The preparation of financial statements in conformity with US GAAP requires management to make estimates and assumptions that affect the reported amounts of liabilities and disclosure of contingent assets and liabilities at the date of the financial statements and the reported amounts of revenues and expenses during the reporting period. The most significant estimates relate to income taxes, and contingencies. The Company bases its estimates on historical experience, known or expected trends, and various other assumptions that are believed to be reasonable given the quality of information available as of the date of these financial statements. The results of these assumptions provide the basis for making estimates about the carrying amounts of assets and liabilities that are not readily apparent from other sources.
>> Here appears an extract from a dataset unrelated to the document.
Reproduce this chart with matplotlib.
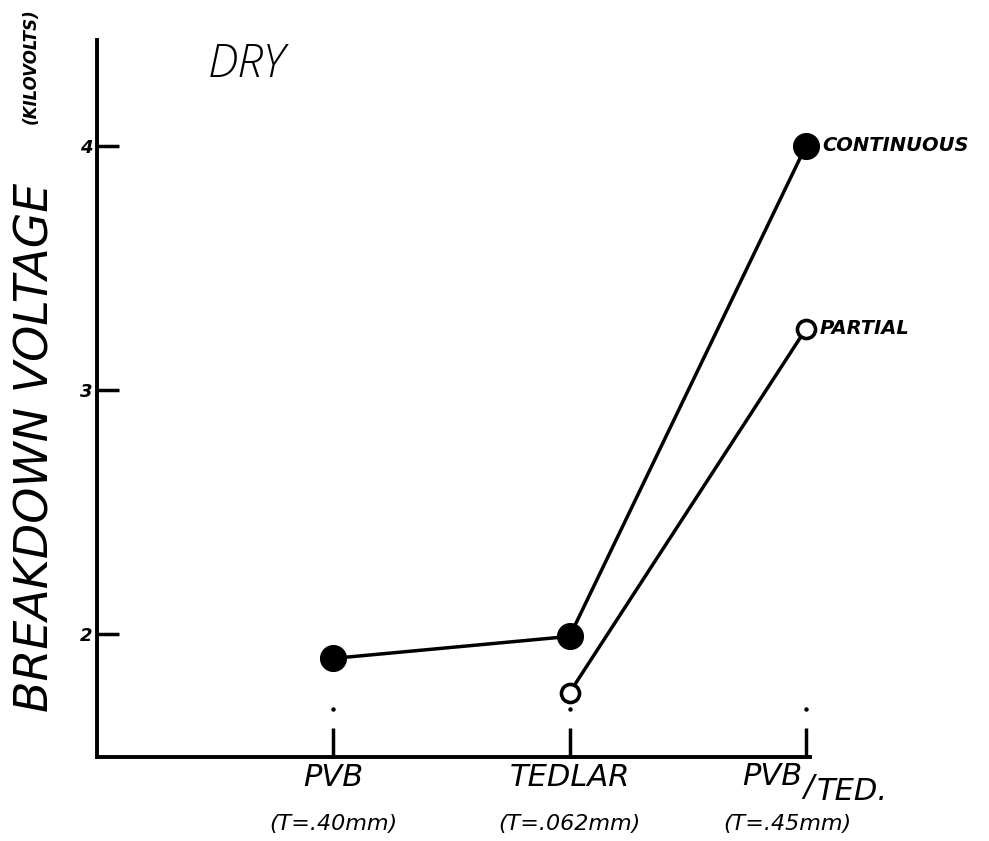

Actual results could differ from these estimates.

 

Income taxes

 

The Company accounts for income taxes under FASB ASC 740, “Accounting for Income Taxes”. Under FASB ASC 740, deferred tax assets and liabilities are recognized for the future tax consequences attributable to differences between the financial statement carrying amounts of existing assets and liabilities and their respective tax bases. Deferred tax assets and liabilities are measured using enacted tax rates expected to apply to taxable income in the years in which those temporary differences are expected to be recovered or settled. Under FASB ASC 740, the effect on deferred tax assets and liabilities of a change in tax rates is recognized in income in the period that includes the enactment date. FASB ASC 740-10-05, “Accounting for Uncertainty in Income Taxes” prescribes a recognition threshold and a measurement attribute for the financial statement recognition and measurement of tax positions taken or expected to be taken in a tax return. For those benefits to be recognized, a tax position must be more-likely-than-not to be sustained upon examination by taxing authorities.

 

The amount recognized is measured as the largest amount of benefit that is greater than 50 percent likely of being realized upon ultimate settlement. The Company assesses the validity of its conclusions regarding uncertain tax positions every quarter to determine if facts or circumstances have arisen that might cause it to change its judgment regarding the likelihood of a tax position’s sustainability under audit. Changes in the ownership of a majority of the fair market value of the Company's common stock would likely limit or eliminate the utilization of existing net operating loss carryforwards and credits. Although a formal Section 382 study to determine whether a change in control has occurred has not been completed, the Company believes, based upon limited analysis, that such changes may have occurred in 1997, 2000 and 2005. Such carryforwards and credits expire between 2019 and 2035. It is likely that any “reverse merger” or settlement of existing liabilities with equity or other strategic transaction is likely to result in a change in control under Section 382. See also Note 7 - Subsequent Events.

 

Net (loss) per share

 

The Company complies with the accounting and reporting requirements of U.S. GAAP with respect to computing its net loss per common share. Net loss per common share is computed based on the weighted average number of Class A Common and Class B Common shares outstanding.

 

Basic (loss) per share excludes dilution and is computed by dividing loss available to common stockholders by the weighted average common shares outstanding for the period. Diluted (loss) per share reflects the potential dilution that could occur if securities or other contracts to issue common stock were exercised or converted into common stock or resulted in the issuance of common stock that then shared in the earnings of the entity. Since there are no options, warrants or derivative securities outstanding, basic and diluted (loss) per share were the same for the three-month periods ended May 31, 2020 and 2019.

 

Recently issued accounting standards

 

Management does not believe that any recently issued, but not yet effective, accounting standards if currently adopted would have a material effect on the accompanying interim unaudited condensed consolidated financial statements.